Animateur : Encore un compromis donc ?
Ornela Muskaj : Exactement. Pour les nouveaux moteurs d’entraînement de pompes, par exemple, ils ont plus de paires de pôles pour plus de couple, mais comme il n’y a pas besoin de vitesses élevées, la limite des 600 hertz n’est pas franchi.
Ornela, quelles sont les prochaines étapes ? Sur quoi l’équipe travaille-t-elle en ce moment ? Est-ce que tout est résolu ?
Que non, tout est en perpétuelle évolution, ne pas oublier que cette gamme est très jeune. Aujourd’hui, la gamme dite rapide appelée EMS1 est en production avec 4 diamètres, 4 longueurs et différents bobinages possibles.
Actuellement nous développons petit à petit les moteurs pour les entraînements de pompes appelés EMP1, pour mémoire couple élevé, vitesse de rotation « moyenne ».Nous réfléchissons aussi à des solutions de compromis différents, entre les deux solutions actuelles et à venir, quelque part entre les deux.
Animateur : Mais initialement le plan n’était-il pas d’avoir des produits homothétiques et de ne pas attaquer tous les cas spécifiques ?
Ornela Muskaj : Tout à fait, mais il existe des clients dont l’application a besoin de ces compromis avec des vitesses encore élevées. A réfléchir comment les satisfaire, tout en respectant notre principe de modularité en reprenant des briques déjà développées comme le carter par exemple ou certaines pièces internes.
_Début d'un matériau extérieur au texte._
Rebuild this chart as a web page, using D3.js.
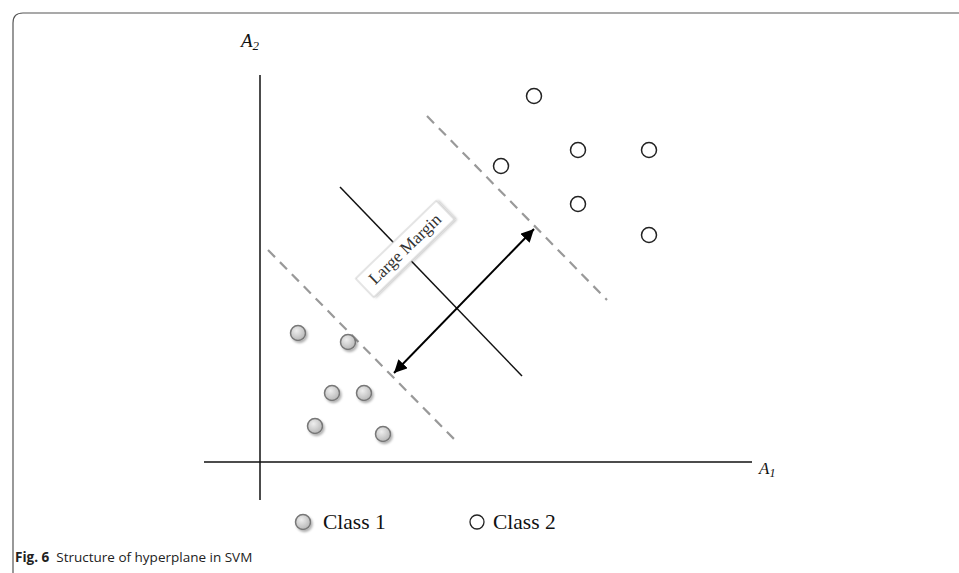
<!DOCTYPE html>
<html><head><meta charset="utf-8">
<script src="https://cdn.jsdelivr.net/npm/d3@7/dist/d3.min.js"></script>
<style>html,body{margin:0;padding:0;background:#fff;}svg{display:block;}</style>
</head><body>
<script>
// Data (abstract feature units, A1 horizontal, A2 vertical)
const class1 = [[7.6,25.8],[17.6,24],[14.4,13.8],[20.8,13.8],[11,7.2],[24.6,5.6]];
const class2 = [[54.8,73.2],[63.6,62.4],[77.8,62.4],[48.2,59.2],[63.6,51.6],[77.8,45.4]];
const hyperplane = [[16,55],[52.4,17.2]];
const marginUpper = [[33.4,69.2],[69.4,32.4]];
const marginLower = [[1.6,42.4],[39,4.4]];
const marginArrow = [[26.8,17.8],[54.8,46.6]];
const labelPos = [29,42.6];
const xAxisExtent = [-11.2,98.4];
const yAxisExtent = [-7.6,77.4];
const legendLabels = ["Class 1","Class 2"];

const W=959,H=573;
const svg=d3.select("body").append("svg").attr("width",W).attr("height",H);
const x=d3.scaleLinear().domain([0,100]).range([260,760]);
const y=d3.scaleLinear().domain([0,80]).range([462,62]);

const defs=svg.append("defs");
const g1=defs.append("radialGradient").attr("id","gfill").attr("cx","40%").attr("cy","35%").attr("r","65%");
g1.append("stop").attr("offset","0%").attr("stop-color","#eeeeee");
g1.append("stop").attr("offset","100%").attr("stop-color","#b8b8b8");
const f=defs.append("filter").attr("id","shadow").attr("x","-50%").attr("y","-50%").attr("width","200%").attr("height","200%");
f.append("feDropShadow").attr("dx",1.5).attr("dy",2).attr("stdDeviation",1.2).attr("flood-color","#000").attr("flood-opacity",0.3);
const f2=defs.append("filter").attr("id","boxshadow").attr("x","-20%").attr("y","-50%").attr("width","140%").attr("height","200%");
f2.append("feDropShadow").attr("dx",1.5).attr("dy",1.5).attr("stdDeviation",1).attr("flood-color","#000").attr("flood-opacity",0.25);
["s","e"].forEach(k=>{
  const m=defs.append("marker").attr("id","arr"+k).attr("viewBox","0 0 10 10").attr("refX",10).attr("refY",5)
   .attr("markerWidth",6.5).attr("markerHeight",6.5).attr("markerUnits","strokeWidth").attr("orient",k==="s"?"auto-start-reverse":"auto");
  m.append("path").attr("d","M0,0L10,5L0,10Z").attr("fill","#000");
});

// Frame
svg.append("path").attr("d",`M13,${H+2} L13,23 Q13,13 23,13 L${W+2},13`).attr("fill","none").attr("stroke","#555").attr("stroke-width",1.2);

// Axes
svg.append("line").attr("x1",x(xAxisExtent[0])).attr("x2",x(xAxisExtent[1])).attr("y1",y(0)).attr("y2",y(0)).attr("stroke","#111").attr("stroke-width",1.5);
svg.append("line").attr("x1",x(0)).attr("x2",x(0)).attr("y1",y(yAxisExtent[0])).attr("y2",y(yAxisExtent[1])).attr("stroke","#111").attr("stroke-width",1.5);

const serif="'Liberation Serif','Times New Roman',serif";
const a2=svg.append("text").attr("x",x(-3.8)).attr("y",y(83)).attr("font-family",serif).attr("font-style","italic").attr("font-size",19).attr("fill","#111");
a2.append("tspan").text("A");
a2.append("tspan").attr("font-size",13).attr("dy",3).text("2");
const a1=svg.append("text").attr("x",x(99.8)).attr("y",y(-2.4)).attr("font-family",serif).attr("font-style","italic").attr("font-size",17).attr("fill","#111");
a1.append("tspan").text("A");
a1.append("tspan").attr("font-size",12).attr("dy",3).text("1");

// Lines
const seg=(d,dash,col,w)=>svg.append("line").attr("x1",x(d[0][0])).attr("y1",y(d[0][1])).attr("x2",x(d[1][0])).attr("y2",y(d[1][1]))
  .attr("stroke",col).attr("stroke-width",w).attr("stroke-dasharray",dash);
seg(marginUpper,"10,7","#999",2.2);
seg(marginLower,"10,7","#999",2.2);
seg(hyperplane,null,"#111",1.5);
seg(marginArrow,null,"#000",2).attr("marker-start","url(#arrs)").attr("marker-end","url(#arre)");

// Label box
const lg=svg.append("g").attr("transform",`translate(${x(labelPos[0])},${y(labelPos[1])}) rotate(-44)`);
lg.append("rect").attr("x",-56).attr("y",-13).attr("width",112).attr("height",26).attr("fill","#fff").attr("stroke","#ccc").attr("stroke-width",1).attr("filter","url(#boxshadow)");
lg.append("text").attr("x",0).attr("y",5.5).attr("text-anchor","middle").attr("font-family",serif).attr("font-size",17).attr("fill","#333").text("Large Margin");

// Points
svg.selectAll(".c1").data(class1).join("circle").attr("cx",d=>x(d[0])).attr("cy",d=>y(d[1])).attr("r",7.5)
  .attr("fill","url(#gfill)").attr("stroke","#777").attr("stroke-width",1.5).attr("filter","url(#shadow)");
svg.selectAll(".c2").data(class2).join("circle").attr("cx",d=>x(d[0])).attr("cy",d=>y(d[1])).attr("r",7.5)
  .attr("fill","#fff").attr("stroke","#222").attr("stroke-width",1.5);

// Legend
svg.append("circle").attr("cx",303).attr("cy",522).attr("r",7.5).attr("fill","url(#gfill)").attr("stroke","#777").attr("stroke-width",1.5).attr("filter","url(#shadow)");
svg.append("text").attr("x",323).attr("y",529).attr("font-family",serif).attr("font-size",21.5).attr("fill","#111").text(legendLabels[0]);
svg.append("circle").attr("cx",477).attr("cy",522).attr("r",7).attr("fill","#fff").attr("stroke","#222").attr("stroke-width",1.3);
svg.append("text").attr("x",493).attr("y",529).attr("font-family",serif).attr("font-size",21.5).attr("fill","#111").text(legendLabels[1]);

// Caption
const cap=svg.append("text").attr("x",15).attr("y",562).attr("font-family","'Open Sans',sans-serif").attr("font-size",13.5).attr("fill","#222");
cap.append("tspan").attr("font-weight","bold").text("Fig. 6");
cap.append("tspan").attr("dx",7).text("Structure of hyperplane in SVM");
</script>
</body></html>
Animateur : A l’extrême, le client pourrait décrire son application, vous regardez OK carter X ou Y, Pièces internes A ou B, etc. La combinaison tient les chocs demandés, les vibrations, la température, ces cycles de travail… En principe il peut choisir et configurer presque son moteur lui-même ?
Ornela Muskaj : Oui, tout à fait.
Animateur : Merci Ornela pour votre temps et votre expertise. Au revoir.
Ornela Muskaj : Merci à vous, au revoir.